I own over 200 games, many of which are strategy games, and have played many more. Every once in a while I still manage to find a little gem hiding unseen among more glamorous games. Here is one. It is light and can be explained and learned in 5 minutes, and yet I'm always willing to play.

It is a colorful game, because components consist of many wooden disc tokens, in 7 different colors. You get 5 different colored pawn tokens. You also get a cool little staircase, made of thick cardboard and assembled quickly, with steps. The original version had one made of wood, but good luck finding it. The cardboard one is just fine, actually. Each step has a printed value on it, from 0 on the bottom step, increasing by 1 for each step up, to a maximum of 4 at the top of the staircase.

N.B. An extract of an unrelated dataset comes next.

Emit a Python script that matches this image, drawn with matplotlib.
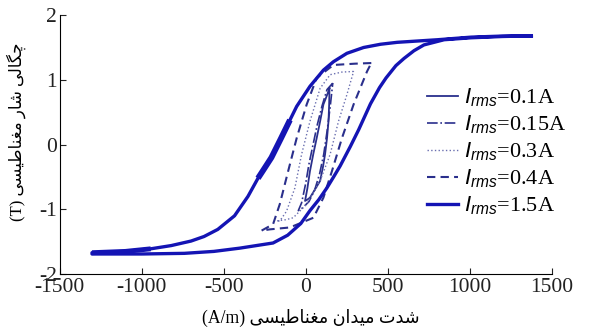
import matplotlib
matplotlib.use("Agg")
import matplotlib.pyplot as plt

plt.rcParams["font.family"] = ["Liberation Serif", "DejaVu Sans"]
plt.rcParams["axes.unicode_minus"] = False
plt.rcParams["mathtext.fontset"] = "custom"
plt.rcParams["mathtext.it"] = "Liberation Sans:italic"
plt.rcParams["mathtext.rm"] = "Liberation Serif"

# Persian labels, written in presentation forms and visual (left-to-right) order
X_LABEL = "(A/m) \ufbfd\ufeb4\ufbff\ufec3\ufe8e\ufee8\ufed0\ufee3 \ufee5\ufe8d\ufeaa\ufbff\ufee3 \ufe95\ufeaa\ufeb7"
Y_LABEL = "(T) \ufbfd\ufeb4\ufbff\ufec3\ufe8e\ufee8\ufed0\ufee3 \ufead\ufe8e\ufeb7 \ufbfd\ufedf\ufe8e\ufb95\ufb7c"

labels = ["0.1A", "0.15A", "0.3A", "0.4A", "1.5A"]

# loops: descending branch (right -> left) followed by ascending branch (left -> right)
h_01 = [145, 128, 108, 88, 67, 46, 26, 10, -4, 10, 26, 55, 88, 105, 118, 130, 139, 143, 145]
b_01 = [0.87, 0.75, 0.62, 0.36, 0.10, -0.15, -0.41, -0.68, -0.87, -0.85, -0.82, -0.70, -0.56, -0.35, -0.15, 0.10, 0.36, 0.62, 0.87]

h_015 = [165, 130, 100, 70, 45, 20, 0, -25, -45, -20, 20, 55, 85, 110, 130, 150, 165]
b_015 = [0.95, 0.85, 0.60, 0.30, 0.00, -0.30, -0.60, -0.90, -1.02, -0.98, -0.88, -0.70, -0.45, -0.15, 0.20, 0.60, 0.95]

h_03 = [292, 220, 149, 88, 26, -25, -66, -117, -158, -178, -120, -76, 6, 88, 149, 200, 251, 292]
b_03 = [1.13, 1.12, 1.08, 0.87, 0.36, -0.15, -0.67, -1.03, -1.18, -1.18, -1.16, -1.13, -0.92, -0.56, -0.15, 0.36, 0.77, 1.13]

h_04 = [400, 300, 169, 67, 6, -55, -107, -158, -199, -270, -220, -96, 47, 108, 160, 221, 292, 374, 400]
b_04 = [1.26, 1.25, 1.23, 1.03, 0.62, 0.10, -0.41, -0.92, -1.23, -1.33, -1.31, -1.28, -1.13, -0.82, -0.41, 0.10, 0.62, 1.13, 1.26]

h_15_down = [1376, 1180, 1008, 804, 558, 456, 353, 251, 169, 108, 26, -55, -96, -150, -209, -260, -291, -352,
             -434, -536, -620, -699, -820, -945, -1100, -1303]
b_15_down = [1.68, 1.675, 1.66, 1.62, 1.58, 1.55, 1.50, 1.41, 1.28, 1.15, 0.90, 0.59, 0.38, 0.10, -0.20, -0.40, -0.52, -0.80,
             -1.10, -1.31, -1.42, -1.49, -1.56, -1.61, -1.65, -1.67]
h_15_up = [-1303, -1000, -740, -560, -403, -199, -110, -30, 26, 80, 129, 170, 210, 272, 323, 395, 450, 490, 550,
           599, 660, 721, 844, 1008, 1200, 1376]
b_15_up = [-1.69, -1.69, -1.68, -1.65, -1.60, -1.52, -1.40, -1.22, -1.02, -0.85, -0.67, -0.50, -0.33, -0.03, 0.23, 0.63, 0.88, 1.03, 1.22,
           1.33, 1.45, 1.54, 1.62, 1.65, 1.67, 1.68]

navy = "#2a2f8c"
blue = "#1414b4"

fig = plt.figure(figsize=(6, 3.29), dpi=100)
ax = fig.add_axes([0.0995, 0.167, 0.82, 0.787])

ax.plot(h_01, b_01, color=navy, lw=1.3, ls="-", label=r"$I_{rms}$=" + labels[0])
ax.plot(h_015, b_015, color=navy, lw=1.2, ls="-.", label=r"$I_{rms}$=" + labels[1])
ax.plot(h_03, b_03, color="#6a6fb0", lw=1.0, ls=":", label=r"$I_{rms}$=" + labels[2])
ax.plot(h_04, b_04, color=navy, lw=1.5, ls=(0, (4, 2.5)), label=r"$I_{rms}$=" + labels[3])
ax.plot(h_15_down + h_15_up, b_15_down + b_15_up, color=blue, lw=2.4, ls="-",
        label=r"$I_{rms}$=" + labels[4], solid_joinstyle="round")
# overlapping cycles make parts of the 1.5 A trace look heavier
ax.plot(h_15_down[12:17], b_15_down[12:17], color=blue, lw=4.2, solid_capstyle="butt")
ax.plot(h_15_down[-3:], b_15_down[-3:], color=blue, lw=3.5, solid_capstyle="butt")

ax.set_xlim(-1500, 1500)
ax.set_ylim(-2, 2)
ax.set_xticks([-1500, -1000, -500, 0, 500, 1000, 1500])
ax.set_yticks([-2, -1, 0, 1, 2])
ax.spines["top"].set_visible(False)
ax.spines["right"].set_visible(False)
ax.tick_params(direction="in", length=4, labelsize=15.5, colors="#222222")
ax.tick_params(axis="x", pad=3)
ax.tick_params(axis="y", pad=2)

ax.set_xlabel(X_LABEL, fontsize=12.7, labelpad=5)
ax.xaxis.set_label_coords(0.51, -0.135)
ax.set_ylabel(Y_LABEL, fontsize=12, labelpad=4)
ax.yaxis.set_label_coords(-0.068, 0.55)

ax.legend(loc="upper left", bbox_to_anchor=(0.685, 0.785), bbox_transform=fig.transFigure,
          frameon=False, fontsize=16, handlelength=1.4, handletextpad=0.3, labelspacing=0.2,
          borderpad=0.2)

fig.savefig("out.png", dpi=100)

You quickly set this up by randomly arranging the colored disc tokens in any fashion you wish, with one end at the staircase. I usually make a snaking, zigging and zagging sort of line across the table. Put the pawns at the start of the line, with the staircase at the other end. Then on your turn select one pawn to move, and move it forward to the first unoccupied disc matching its color, and set it on top. Then take the first unoccupied disc that is either in front of the pawn you just moved, or behind it. Place it in front of you. Next player does the same, repeat.

Players keep moving pawns along the line. Eventually, as you near the end of the line at the staircase, you'll be able to move a pawn to the staircase. Say you decide to move the red pawn forward, but there is no red token ahead to land on. That means you move it to the topmost unoccupied step. That colored pawn will now dictate how much those colored discs are worth for all players at game end.